As Nigeria kept transitioning into a 21st Century Commerce-homely society, re-branding became 'law', with companies running willy-nilly in every marketing direction. But St Louis sneered at the riot, calmly concentrating on sales.
Industry shifts would have demanded a rethink on this moribund Marketing policy, but it appeared there was no Marketing department at St Louis.
No ads (or have you seen any? you must be working at their factory if yes); no CSR; no press releases; no media facility tours; no public relations; nothing but sales trucks raising dust on bumpy Nigerian roads.

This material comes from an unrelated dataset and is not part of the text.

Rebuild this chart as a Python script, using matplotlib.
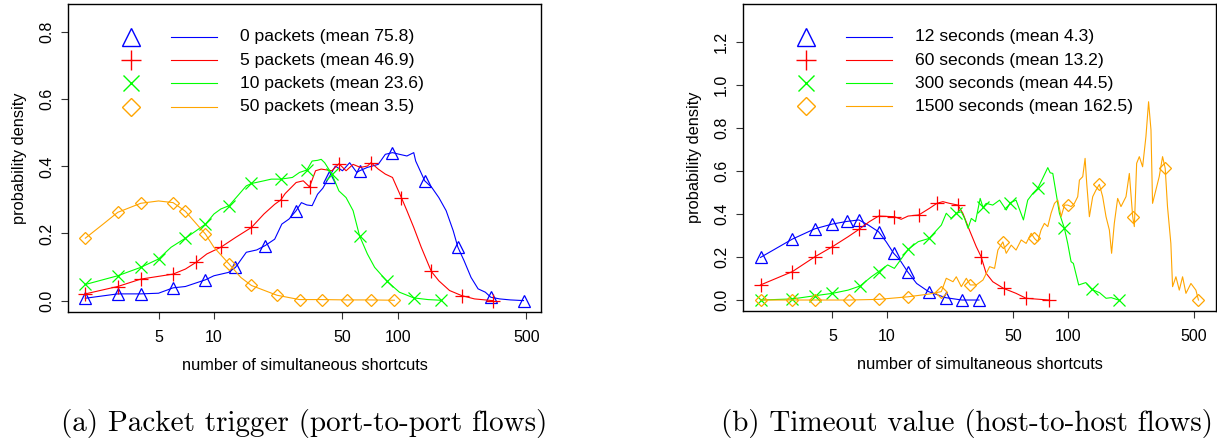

But something is praiseworthy. St Louis branding has been as consistent as their trademark product quality.Still they would be wrong to depend on quality of product to drive sales endlessly. For it cannot keep their brand unchallenged. Because Nigerians would become acquainted with innovative marketing, changelessness gets called into question. People will wonder why the heck you're not changing your appearance. Maybe theirs was (or is?) the Technology Model of marketing - the product should sell itself. But for how long?
There is an implication I feel St Louis should be bothered about. When you fail to rebrand, a developing environment will influence the expectations of your customers. If not immediately, eventually; but certainly. And they will start imagining that what is in the pack is as moribund as the packaging. They will think you are not manufacturing anymore and are selling old stock.
St Louis held sway over a boring industry; in monopoly due to negligence of would-be competition, till others began to notice their unquestioned dominance.
But now, Dangote is here, and with less expensive alternatives. Amel Susan icing sugar is pushing hard into the market, and hopefully may join the table sugar sector.
If St Louis have a marketing department, this assertion would not be new to their research unit. It remains to be seen if they have a suited brand plan for what's coming. Let's hope they do, or they will learn the hard truth the hard way - they are not rooted in concrete.